Zugegeben, der Spruch „Ich sehe für mein Alter sehr fit aus“ ist so etwas wie Grasser-Eigenlob für Arme, denn von der Selbstbeschreibung des ehemaligen Finanzministers („So schön, so reich…“) ist er tatsächlich meilenweit entfernt. Dennoch ist es ganz interessant, dass FPÖ-Chef Heinz-Christian Strache mit einem ganzseitigen Interview am Boulevard letzten Sonntag einen auf Karl Heinz machte, sein eigenes Aussehen, seine Muskelmasse und seine Sportaktivitäten lobte.
Interessant nicht nur deshalb, weil er in dem Interview keine einzige sachpolitische Aussage neben den Bildern von der Art: „Der Politiker und das Model“ unterbrachte. Interessant auch deshalb, weil Straches Sager sehr stark an die Körperkult- und Optik-Zeit eines Jörg Haider erinnern (Strache: „Meine politischen Mitbewerber schauen im Vergleich zu mir jedenfalls ziemlich alt aus“). Es könnte natürlich sein, dass auch Strache irgendwann behaupten wird, er habe dieses Interview nicht gegeben oder jedenfalls nicht so – wie andere vor ihm, weshalb man bei Zitaten aus diesem speziellen Boulevardblatt bald jedes Mal hinzufügen wird müssen: Es gilt der journalistische Vorbehalt.
Wie auch immer, interessant sind solche Strache-Auftritte auch deshalb, weil es schon seit geraumer Zeit auffällt, dass vielleicht seine Muskelmasse zugenommen hat, wie er sagt, nicht aber seine Gedankenfülle oder die politische Raffinesse. Wie kann es sein, dass jemand, der seit zehn Jahren FPÖ-Chef ist und schon zwei Mal als Wiener Bürgermeister kandidierte (heuer will er ein drittes Mal, wie er sagt), so wenig politische Muskeln zugelegt hat und noch immer den Schreier vom Dienst und den vergnügungsgetriebenen Feschak der Politik, gibt?

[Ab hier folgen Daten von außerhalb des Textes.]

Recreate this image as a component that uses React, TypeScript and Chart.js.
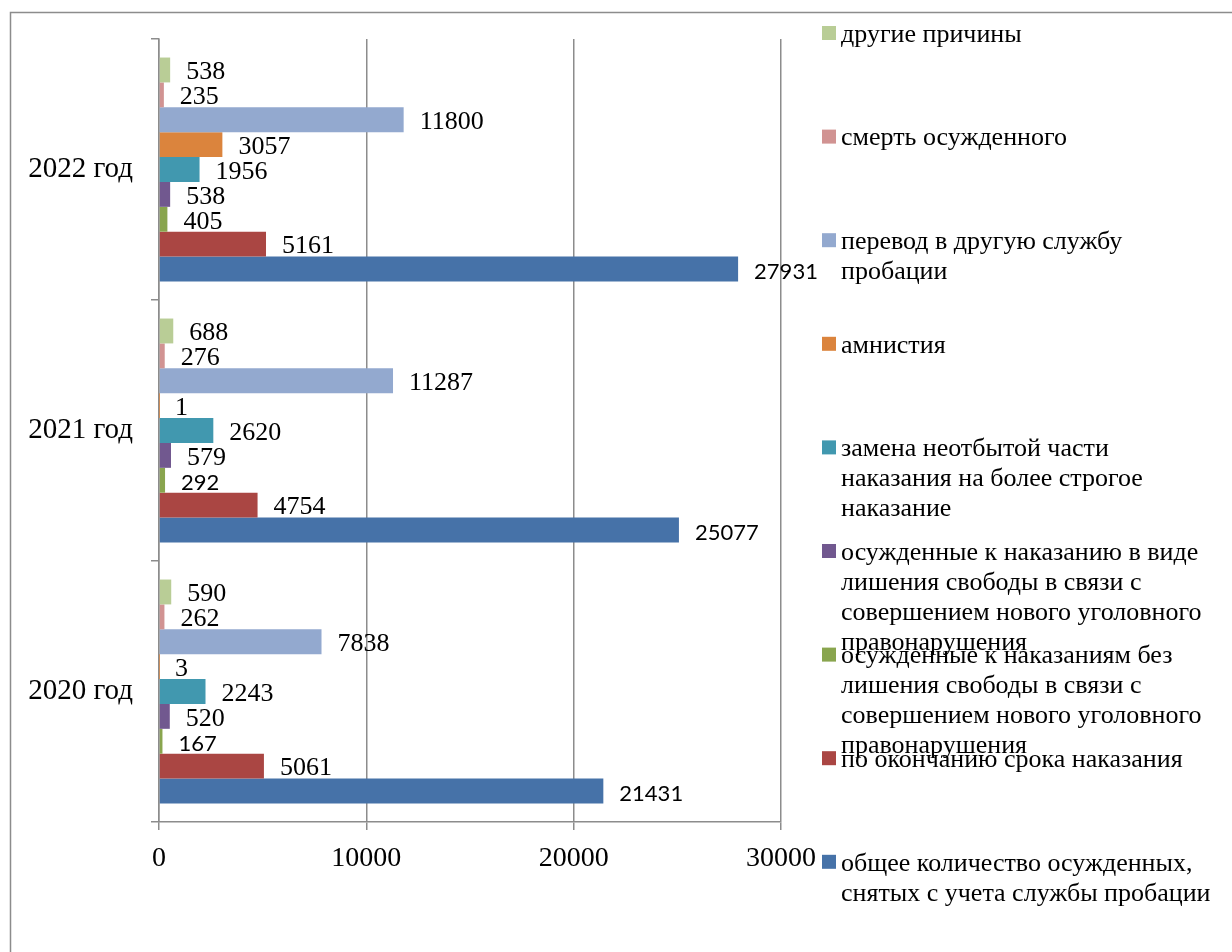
import React, { useEffect, useRef } from "react";
import { Chart, registerables } from "chart.js";

Chart.register(...registerables);

// ---- Data ----
const categories = ["2022 год", "2021 год", "2020 год"];

const otherReasons = [538, 688, 590];
const deathOfConvict = [235, 276, 262];
const transferProbation = [11800, 11287, 7838];
const amnesty = [3057, 1, 3];
const replacementStricter = [1956, 2620, 2243];
const imprisonedNewCrime = [538, 579, 520];
const nonCustodialNewCrime = [405, 292, 167];
const sentenceEnd = [5161, 4754, 5061];
const totalRemoved = [27931, 25077, 21431];

const xTickValues = [0, 10000, 20000, 30000];

const legendLines: string[][] = [
  ["другие причины"],
  ["смерть осужденного"],
  ["перевод в другую службу", "пробации"],
  ["амнистия"],
  ["замена неотбытой части", "наказания на более строгое", "наказание"],
  [
    "осужденные к наказанию в виде",
    "лишения свободы в связи с",
    "совершением нового уголовного",
    "правонарушения",
  ],
  [
    "осужденные к наказаниям без",
    "лишения свободы в связи с",
    "совершением нового уголовного",
    "правонарушения",
  ],
  ["по окончанию срока наказания"],
  ["общее количество осужденных,", "снятых с учета службы пробации"],
];

const seriesValues = [
  otherReasons,
  deathOfConvict,
  transferProbation,
  amnesty,
  replacementStricter,
  imprisonedNewCrime,
  nonCustodialNewCrime,
  sentenceEnd,
  totalRemoved,
];

const seriesColors = [
  "#B9CD96",
  "#D19392",
  "#93A9CF",
  "#DB843D",
  "#4198AF",
  "#71588F",
  "#89A54E",
  "#AA4643",
  "#4672A8",
];

// which value labels are set in a sans (Calibri-like) face
const sansLabelFlags = [
  [false, false, false],
  [false, false, false],
  [false, false, false],
  [false, false, false],
  [false, false, false],
  [false, false, false],
  [false, true, true],
  [false, false, false],
  [true, true, true],
];

const SERIF = '"Liberation Serif", "Times New Roman", serif';
const SANS = 'Lato, "Open Sans", sans-serif';
const GRID = "#8c8c8c";

const framePlugin = {
  id: "frame",
  beforeDraw(chart: any) {
    const ctx = chart.ctx;
    ctx.save();
    ctx.fillStyle = "#fff";
    ctx.fillRect(0, 0, chart.width, chart.height);
    ctx.strokeStyle = GRID;
    ctx.lineWidth = 1.5;
    ctx.beginPath();
    ctx.moveTo(10.5, chart.height);
    ctx.lineTo(10.5, 12.5);
    ctx.lineTo(chart.width, 12.5);
    ctx.stroke();
    ctx.restore();
  },
};

const valueLabelPlugin = {
  id: "valueLabels",
  afterDatasetsDraw(chart: any) {
    const ctx = chart.ctx;
    ctx.save();
    ctx.textAlign = "left";
    ctx.textBaseline = "middle";
    ctx.fillStyle = "#000";
    chart.data.datasets.forEach((ds: any, i: number) => {
      const meta = chart.getDatasetMeta(i);
      meta.data.forEach((bar: any, j: number) => {
        const sans = sansLabelFlags[i][j];
        ctx.font = sans ? `22px ${SANS}` : `26px ${SERIF}`;
        ctx.fillText(String(ds.data[j]), bar.x + 16, bar.y + 2.5);
      });
    });
    ctx.restore();
  },
};

const sideLegendPlugin = {
  id: "sideLegend",
  afterDraw(chart: any) {
    const ctx = chart.ctx;
    ctx.save();
    ctx.font = `26px ${SERIF}`;
    ctx.textAlign = "left";
    ctx.textBaseline = "middle";
    chart.data.datasets.forEach((ds: any, i: number) => {
      const cy = 33 + i * 103.6;
      ctx.fillStyle = ds.backgroundColor;
      ctx.fillRect(822, cy - 7, 14, 14);
      ctx.fillStyle = "#000";
      legendLines[i].forEach((line, k) => {
        ctx.fillText(line, 841, cy + 2 + k * 30);
      });
    });
    ctx.restore();
  },
};

export default function App() {
  const canvasRef = useRef<HTMLCanvasElement | null>(null);

  useEffect(() => {
    if (!canvasRef.current) return;
    const chart = new Chart(canvasRef.current, {
      type: "bar",
      data: {
        labels: categories,
        datasets: seriesValues.map((vals, i) => ({
          label: legendLines[i].join(" "),
          data: vals,
          backgroundColor: seriesColors[i],
          borderWidth: 0,
          categoryPercentage: 0.858,
          barPercentage: 1,
        })),
      },
      options: {
        indexAxis: "y",
        animation: false,
        responsive: false,
        devicePixelRatio: 1,
        layout: { padding: { top: 39, right: 451, left: 0, bottom: 0 } },
        plugins: {
          legend: { display: false },
          tooltip: { enabled: false },
        },
        scales: {
          x: {
            min: 0,
            max: 30000,
            afterBuildTicks(scale: any) {
              scale.ticks = xTickValues.map((v) => ({ value: v }));
            },
            ticks: {
              color: "#000",
              font: { family: SERIF, size: 28 },
              padding: 12,
              maxRotation: 0,
              callback: (v: any) => String(v),
            },
            grid: { color: GRID, lineWidth: 1.5, tickLength: 8 },
            border: { color: GRID, width: 1.5 },
            afterFit(scale: any) {
              scale.height = 130;
            },
          },
          y: {
            ticks: {
              color: "#000",
              font: { family: SERIF, size: 29 },
              padding: 18,
            },
            grid: {
              offset: true,
              drawOnChartArea: false,
              tickLength: 8,
              color: GRID,
              lineWidth: 1.5,
            },
            border: { color: GRID, width: 1.5 },
            afterFit(scale: any) {
              scale.width = 159;
            },
          },
        },
      },
      plugins: [framePlugin, valueLabelPlugin, sideLegendPlugin],
    } as any);
    return () => chart.destroy();
  }, []);

  return (
    <div
      style={{
        position: "fixed",
        left: 0,
        top: 0,
        width: 1232,
        height: 952,
        background: "#fff",
      }}
    >
      <canvas ref={canvasRef} width={1232} height={952} style={{ width: 1232, height: 952, display: "block" }} />
    </div>
  );
}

Wirtschaftskrise, Arbeitslosigkeit, Bildungsmisere, Föderalismus frisst Geld – für alles einen flotten Spruch auf den Lippen, aber keinen konstruktiven Satz und kein Anzeichen dafür, dass er sich nach einem Jahrzehnt FPÖ-Führung sonderlich den Kopf zerbricht.
Nun gut, man kennt das von anderen auch: Was sich einmal als Erfolgsrezept erwiesen hat, wird immer und immer wiederholt – auch wenn sich die Zeiten schon längst geändert haben und Änderungen im Verhalten und Auftreten erfordern würden. Aber mit 45 Jahren und nach so langer Zeit als Parteichef müsste man doch ein anderes politisches Repertoire zur Verfügung haben, müsste doch an der Aufgabe gewachsen sein, Substanz dazu gewonnen haben und es mit anderen Rezepten versuchen, wenn der so sehr ersehnte Erfolg durch die alten bisher nicht zu erreichen war.
Dieses Gefangensein in der früher als erfolgreich wahrgenommenen „Figur“ unterscheidet Strache von Haider. Dieser hat sich immer wieder neu erfunden. Strache aber brüllt heute noch in der gleichen Tonlage wie vor zehn Jahren – und er legt offenbar heute noch den gleichen Wert auf die immer gleichen Bilder wie früher.
Wann werden Sie erwachsen, Herr Strache?